Garena holds strong despite softer user engagement
Garena’s results highlighted the durability of a mature live-service franchise, where profitability can remain strong even as engagement metrics fluctuate.
Bookings rose 23.8% YoY to USD 672.4 million in the fourth quarter. Segment GAAP revenue increased 35.1% YoY to USD 701 million, and adjusted EBITDA rose 25.6% YoY to USD 363.8 million.
User metrics presented a more mixed picture. Quarterly active users reached 633.3 million, up 2.5% from a year earlier but down from 670.8 million in the previous quarter. The paying user ratio was 9.2%, compared with 8.2% a year earlier. Average revenue per paying user declined sequentially to USD 11.6 from USD 12.8 in the third quarter.

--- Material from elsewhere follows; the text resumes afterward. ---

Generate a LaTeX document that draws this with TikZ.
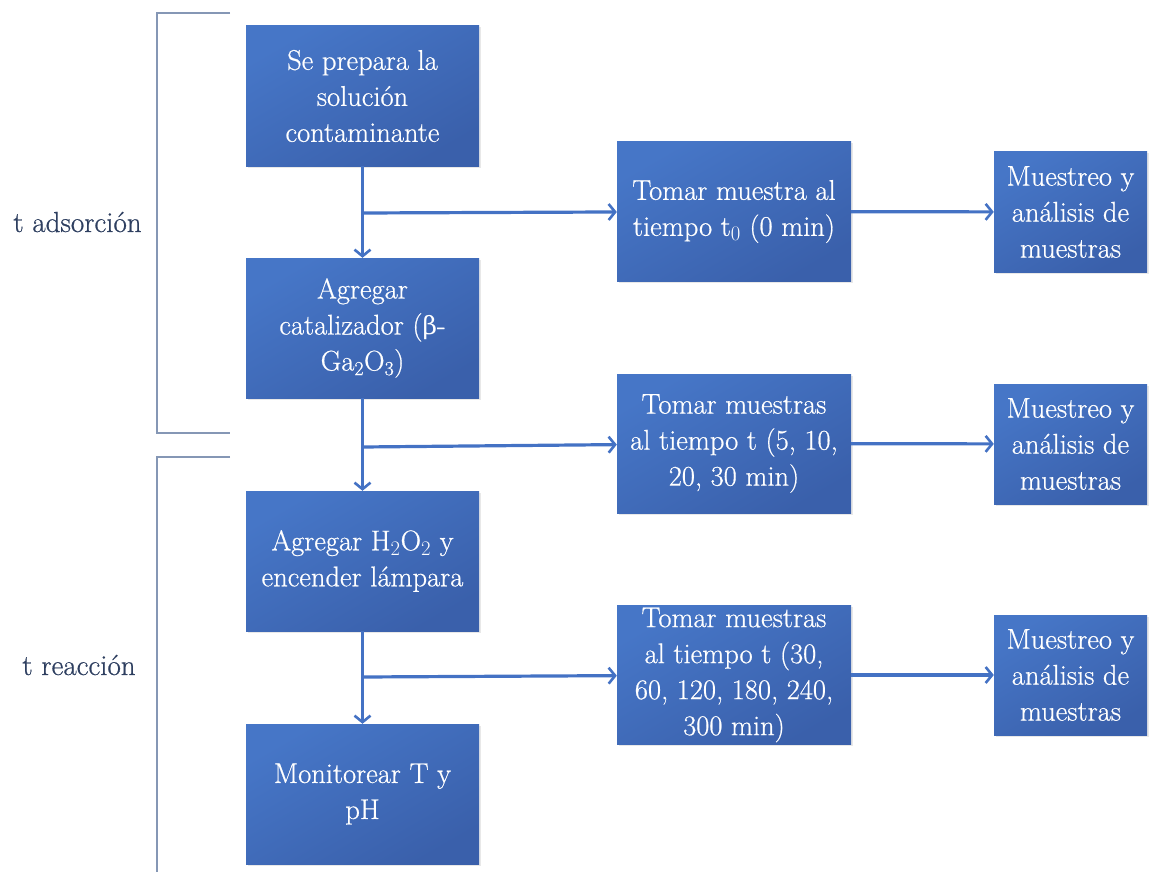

Management framed the results as evidence of the durability of Free Fire in terms of live operations and content cadence. Forrest Li, founder and chairman of Sea, described the franchise’s persistence during the earnings call:
“It is remarkable for a franchise of its vintage to still be growing so fast.”

The question for 2026 is whether that growth will remain supported by organic engagement or increasingly rely on higher-frequency collaborations and monetization events that could raise content costs or alter the payer mix over time.
Across its portfolio, Sea’s strategy appears consistent. It is pushing growth while attempting to improve the underlying economics:
- Shopee is scaling logistics, fulfillment, and loyalty to deepen engagement and support monetization.
- Monee is broadening access and expanding off-platform use cases while pointing to stable non-performing loan metrics as evidence that credit risk is not deteriorating.
- Garena is relying on franchise management and live operations to sustain bookings growth and profitability.
The quarter’s numbers appear to support each narrative.
The market response, however, suggests investors are focused less on whether Sea can grow and more on whether it can continue doing so without rebuilding familiar vulnerabilities: subsidy dependence at Shopee, credit cycle sensitivity at Monee, and volatility in Garena’s engagement and monetization.